Las selectivas medidas de austeridad, además de necesarias, son moralmente justas. Rajoy asume el cínico discurso de Merkel sobre el excesivo gasto de los alegres países del sur (con ayuda financiera de bancos alemanes) y atribuye el origen de la crisis al dispendio de los ciudadanos, que han vivido por encima de sus rentas recurriendo al crédito. Por tanto, tienen lo que merecen, por haber gastado más dinero del que poseían.

El moralismo barato de Rajoy tiene como reverso el despilfarro público de los lugares donde el Partido Popular gobierna y ha gobernado desde hace lustros, unido a la corrupción, que no ha cesado durante los años de crisis, incluyendo la evasión de capital de algunos de sus dirigentes y los ingresos irregulares percibidos por altos cargos del Partido y del Gobierno, incluyendo los del propio Rajoy, que aumentaron el 27% en plena crisis, mientras acusaba a Zapatero de mala gestión.

El cuarto eje del discurso gubernamental es la justificación preventiva para mostrar como aceptable el desastroso resultado obtenido hasta la fecha, pues, de no haber aplicado las medidas de austeridad -se arguye-, la situación aún sería peor. Pero, recurrir a lo que no se conoce ni se puede conocer es una suposición carente de base racional, ya que el Gobierno no se ha tomado la molestia de apoyarla con algún estudio sobre tendencias que apunten en tal sentido. Se afirma y punto, y a tragar con otro dogma.

El último eje formulado en el tiempo alude a la satisfacción por el trabajo bien realizado. Las medidas aplicadas han sido duras, pero el resultado es bueno porque España está saliendo de la recesión; lo peor ha quedado atrás; no hay ilusorios brotes verdes como en la etapa de Zapatero, sino un crecimiento con raíces sólidas. Por lo cual, cabe colegir que las decisiones adoptadas eran dolorosas pero necesarias. El Gobierno ha hecho lo que tenía que hacer y el resultado es positivo.

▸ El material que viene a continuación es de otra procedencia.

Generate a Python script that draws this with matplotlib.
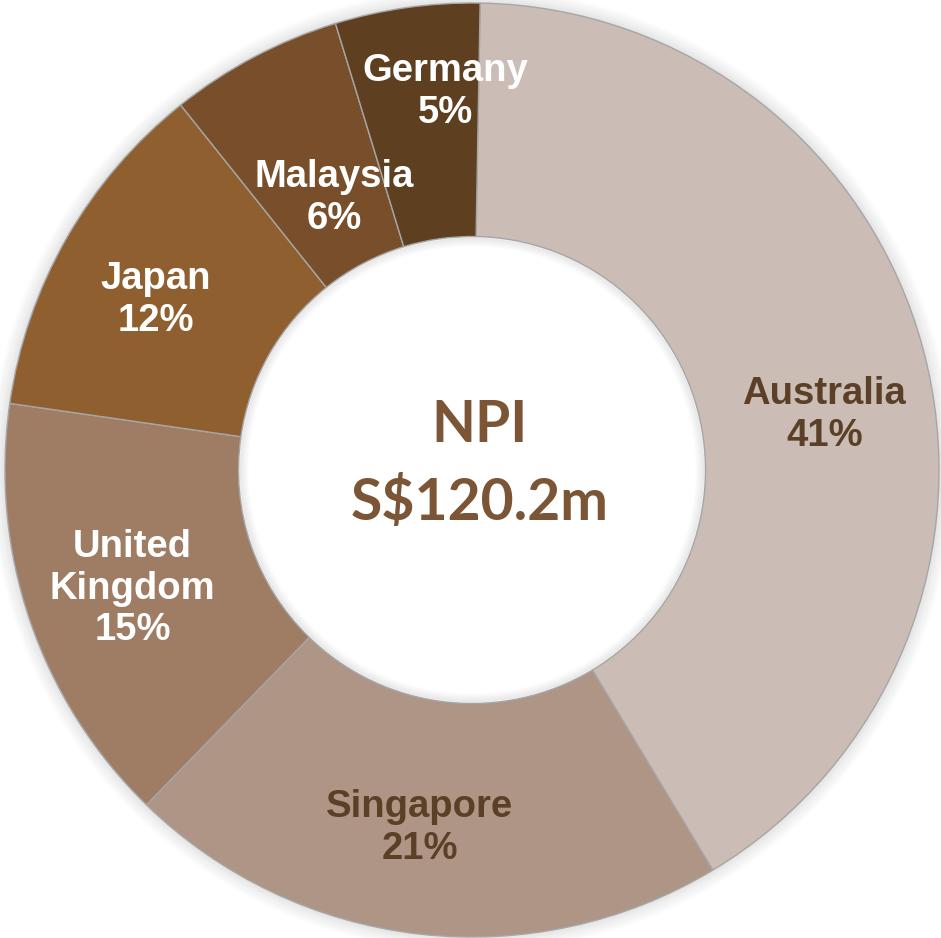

Así se cierra un discurso circular: como no había otra manera de salir de la recesión que no contuviera esos selectivos sacrificios, los resultados tienen que necesariamente positivos. Una vez que ha asumido la consigna de que no hay alternativa, el Gobierno sostiene que las actitudes más adecuadas ante una situación que exige imaginación y audacia, son la obediencia y el conformismo.

Es este un discurso falsamente optimista, destinado a elevar la moral en las propias filas, a preparar el terreno ante las próximas citas con las urnas y a propagar la buena nueva de la recuperación económica en los mercados; un discurso que, leyendo sólo el ligero crecimiento en algunos segmentos de la economía, incluye afirmaciones tan postineras como que España es el asombro del mundo y la locomotora de Europa.

Pero es un optimismo infundado. La situación no se endereza porque, gracias a las ayudas del Estado, grandes empresas mejoren sus resultados y los bancos hayan saneado sus cuentas, aunque el crédito siga prácticamente congelado.

Después de haber superado a peor las cifras de Zapatero (más deuda, más paro, menos inversión, menos producción, menos consumo, menos crédito), el crecimiento es lento, raquítico y selectivo, pues no alcanza a todos los sectores de la economía y mucho menos ha llegado a la sociedad: el paro está en el 25% de la población activa; entre los jóvenes es del 53% y en los licenciados triplica la tasa media de la OCDE; el empleo nuevo es precario, temporal y mal pagado, con salarios de hambre (trabajar y ser pobre); la mitad de los parados carece de subsidio, ha crecido el número de pobres y de marginados, rozamos la deflación y la sociedad se polariza a ojos vista, porque aumentan las diferencias entre las rentas más altas y las más bajas. Junto con Rumanía, España es el país de Europa donde, en menos tiempo, más ha crecido la desigualdad. A estas alturas va quedando muy claro que, para la mayoría de la población, gobernar es repartir dolor, como decía Ruíz Gallardón cuando todavía era ministro de Justicia, pero para otros es repartir beneficios.

Los pronósticos del FMI, la OCDE y la Comisión Europea no son buenos y aconsejan al Gobierno moderar sus expectativas para los próximos dos años. Añádase que algunos economistas admiten que quizá estemos a las puertas de la tercera recesión, lo cual sería terrible, porque en España aún no hemos superado las consecuencias de la primera.

La gente, que es quien importa, no percibe la cacareada recuperación, como muestran las encuestas sobre sus preocupaciones y sobre la confianza en la economía y en el futuro, en las que predomina el pesimismo, y como confirman los sondeos sobre preferencias políticas, en los que, un mes tras otro, el Partido Popular pierde apoyos y la confianza en Rajoy alcanza cotas grotescas, que ofenderían a un gobernante que se estimase representativo de los ciudadanos, que no es el caso.